Chocolate Ganache Frosting

12 oz. semisweet chocolate (chopped)

11/4 cups heavy cream

Place chocolate in metal or ovenproof glass bowl; set aside.

Heat cream in a saucepan over medium-high heat, stirring constantly, until it just starts to boil. Remove cream immediately from heat and pour it over the chocolate. Let mixture stand for 2 to 3 minutes.

Gently stir the mixture with a wire whisk until the chocolate is completely melted and there are no noticeable traces of cream. Allow ganache to sit at room temp to cool and thicken.

Once it has cooled you may refrigerate it for a short time if needed in order to thicken it to spreading/frosting consistency.

Find a recipe for a pecan praline filing for this cake at austin360.com/forklore

Quick and Easy Pie Crust

A recipe from "The Second Typically Texas Cookbook" published by the Association of Texas Electric Cooperatives Inc. Copyright 1989. Recipe submitted by Billie Jakubicek, Seymour, B-K Electric Coop.

11/2 cups flour

1/2 cup oil

1/4 cup milk

Dash of salt

Mix all ingredients together and press in a 9-inch pie pan. Do not roll out.

Pecan Praline Filling

1 cup sugar

1 cup evaporated milk

3 large egg yolks

8 Tbsp. (one stick) unsalted butter (cut into small pieces)

11/2 cups flaked, sweetened coconut

11/2 cups chopped pecans

Combine sugar, evaporated milk, egg yolks and butter in saucepan. Cook, stirring constantly, over medium heat until thick and bubbling. Reduce heat to low and cook, stirring, for 1 to 2 more minutes.

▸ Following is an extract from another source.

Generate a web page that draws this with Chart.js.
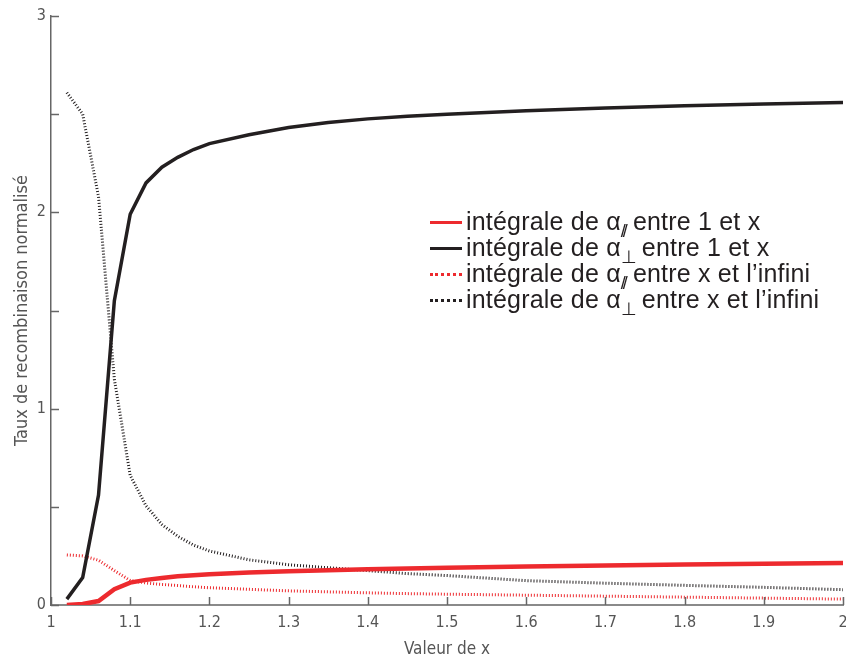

Remove from heat and add coconut and pecans. Let cool until spreadable.

Where they are now

Some crew changes have occurred at Fire Station 18 since last Thanksgiving. Three firefighters have been promoted. Kelly Knobloch now is a lieutenant at the station on East Rundberg Lane. Tyler Eads is now a driver at the station on South Congress Avenue in the Travis Heights neighborhood. Bryan Kohler is now a driver, but works a different shift at Station 18. Lt. Wayne Parrish and firefighters Brian Oehler, Chris Throop, Isaac Rodriguez, Gavin Finlay and Tim Vandermeer still work the 'A' shift at Station 18. Mayo remains on the 'C' shift.